Monty Alexander Trio – Montreux Alexander Live!
(MPS 0211345MSW. CD Review by Peter Vacher)


The Jamaica-born pianist Monty Alexander first came to fame in the 1960’s after settling in New York, his many albums helping to make him the international attraction that he still is today. In more recent times, he has stressed his Jamaican-roots employing musicians from the island. Here, though, in this live [and newly re-mastered] recording, taken from his performance at the 1976 Montreux Festival, Alexander stays with the classic trio format of piano, bass and drums, the compelling interplay with his companions, bassist John Clayton and drummer Jeff Hamilton, much like that achieved by Oscar Peterson and his companions.

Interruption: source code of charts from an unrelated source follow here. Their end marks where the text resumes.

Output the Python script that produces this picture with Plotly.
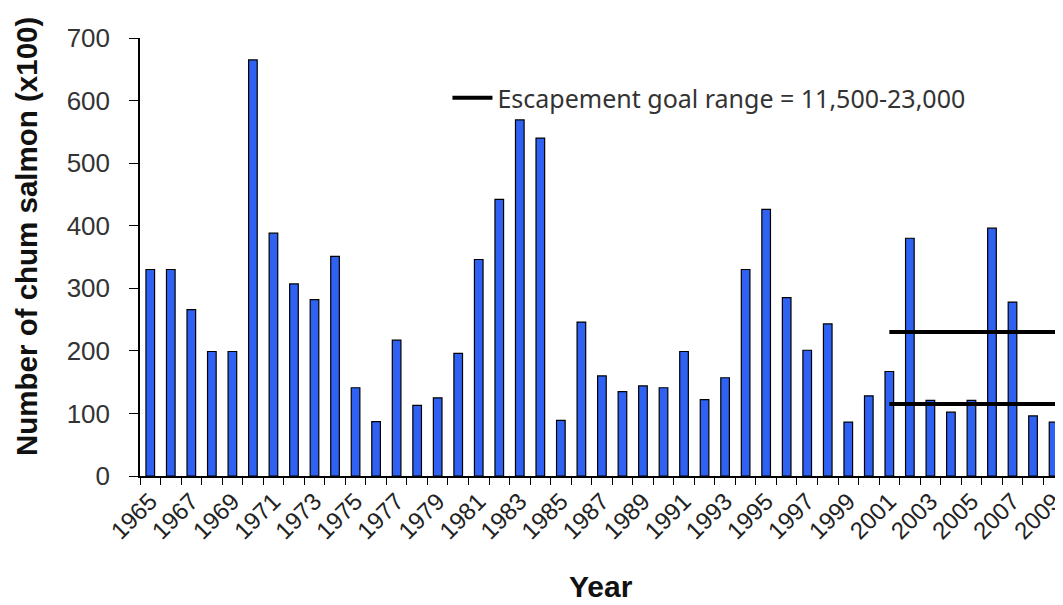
import plotly.graph_objects as go

# escapement counts (x100)
years = list(range(1965, 2010))
counts = [330, 330, 266, 199, 199, 665, 388, 307, 282, 351,
          141, 87, 217, 113, 125, 196, 346, 442, 569, 540,
          89, 246, 160, 135, 144, 141, 199, 122, 157, 330,
          426, 285, 201, 243, 86, 128, 167, 380, 121, 102,
          121, 396, 278, 96, 86]

# escapement goal range (x100)
goal_low = 115
goal_high = 230
goal_start = 2001
goal_end = 2012

label_years = [y for y in years if y % 2 == 1]

fig = go.Figure()

fig.add_trace(go.Bar(
    x=years,
    y=counts,
    width=0.42,
    marker=dict(color='#2f62f2', line=dict(color='black', width=1.2)),
    showlegend=False,
))

fig.add_trace(go.Scatter(
    x=[goal_start, goal_end, None, goal_start, goal_end],
    y=[goal_high, goal_high, None, goal_low, goal_low],
    mode='lines',
    line=dict(color='black', width=4),
    name='Escapement goal range = 11,500-23,000',
    showlegend=True,
))

# page body has an 8px margin, so the figure is a bit smaller than the window
W = 1047
H = 597
plot_w = W - 132
plot_h = 438.4
fig.update_layout(
    width=W,
    height=H,
    margin=dict(l=132, r=0, t=30, b=H - 30 - plot_h, pad=0),
    plot_bgcolor='white',
    paper_bgcolor='white',
    font=dict(family='Liberation Sans, Arial', color='#333333'),
    showlegend=True,
    legend=dict(
        x=0.336, y=0.863, xanchor='left', yanchor='middle',
        bgcolor='rgba(0,0,0,0)', itemwidth=40,
        font=dict(family='Noto Sans, Open Sans', size=25, color='#333333'),
    ),
)

# axis titles as annotations so they can sit where the original puts them
fig.add_annotation(
    text='<b>Number of chum salmon (x100)</b>', textangle=-90,
    xref='paper', yref='paper', x=-132 / plot_w, y=(468.7 - 229) / plot_h,
    xanchor='left', yanchor='middle', showarrow=False,
    font=dict(size=29.5, color='#111111'),
)
fig.add_annotation(
    text='<b>Year</b>',
    xref='paper', yref='paper', x=(593 - 132) / plot_w, y=-(579 - 468.7) / plot_h,
    xanchor='center', yanchor='middle', showarrow=False,
    font=dict(size=30, color='#111111'),
)

fig.update_xaxes(
    range=[1964.5, 2009.07],
    tickmode='array',
    tickvals=label_years,
    ticktext=[str(y) for y in label_years],
    tickangle=-45,
    ticks='',
    ticklabeloverflow='allow',
    tickfont=dict(size=24, color='#222222'),
    showline=True, linecolor='black', linewidth=1.5,
    showgrid=False, zeroline=False, automargin=False,
    minor=dict(ticks='outside', tick0=1964.5, dtick=1, ticklen=7,
               tickcolor='black', tickwidth=1.2, showgrid=False),
)

fig.update_yaxes(
    range=[0, 700],
    tickvals=[0, 100, 200, 300, 400, 500, 600, 700],
    ticks='outside', ticklen=9, tickcolor='black', tickwidth=1.2,
    ticklabelstandoff=14,
    tickfont=dict(size=26, color='#333333'),
    showline=True, linecolor='black', linewidth=1.5,
    showgrid=False, zeroline=False, automargin=False,
)

fig.write_html("out.html")
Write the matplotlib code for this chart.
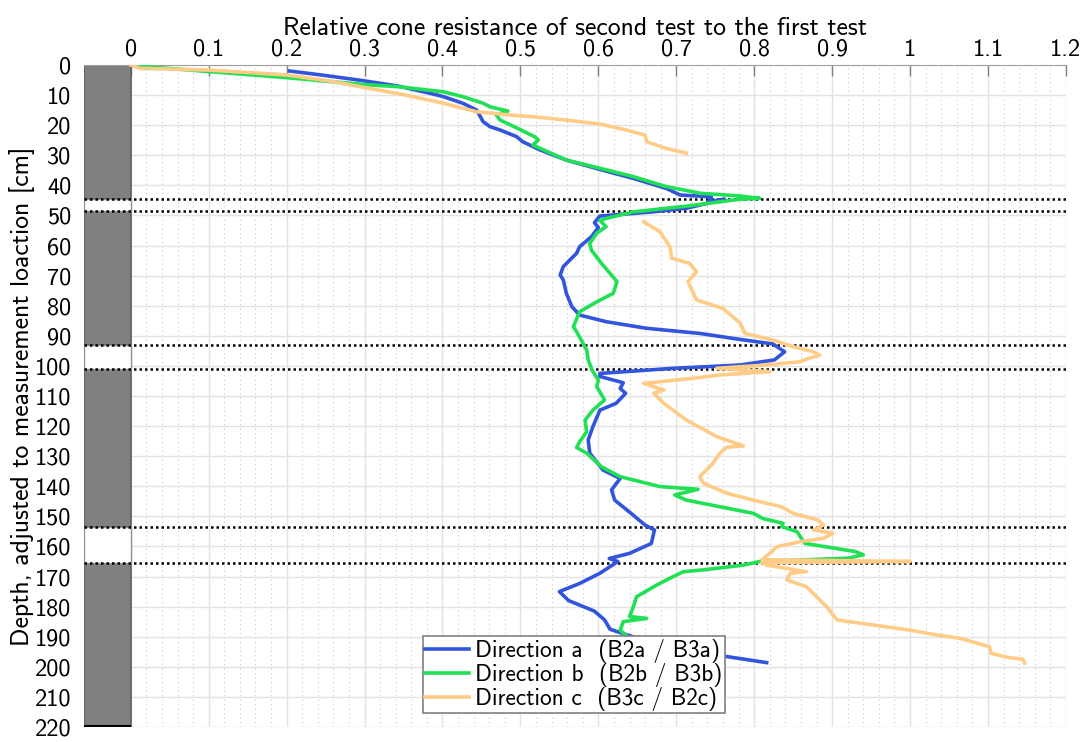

On this showing, Alexander had even greater urgency in his playing than Peterson, his extemporisations executed with less ornamentation than OP might have used, the trio’s drive and momentum often quite breath-taking. All of this is apparent on the ten-minute version of Ahmad Jamal’s ‘Nite Mist Blues that opens the album. On this evidence, Alexander clearly enjoyed seeing where his ideas would take him, bluesy right hand trills contrasted with percussive thumps and gospelly flourishes, before straight four-four swing, Clayton and Hamilton kicking hard. While his harmonic ideas might be said to have paralleled those of Oscar’s, it’s Earl Hines’ methodology that most often comes to mind, as Alexander shifts tempos, changes emphasis and takes off in all sorts of quixotic directions. He even makes me appreciate Satin Doll, one of the most hackneyed and over-familiar of Ellington pieces, taking it apart, re-shuffling the harmonies before moving into Garner-like trundles and ‘swinging like a deranged pendulum’ in annotator Mike Hennessey’s well-chosen words. His reading of Feelings is gentler before he produces a rousing version of Nat Adderley’s iconic Work Song, every spontaneous move and variation greeted with ecstatic applause, before taking with the closer ‘Battle Hymn of the Republic’ taken on a uniquely helter-skelter journey, Clayton and Hamilton up for every inventive twist and turn. Trio magic.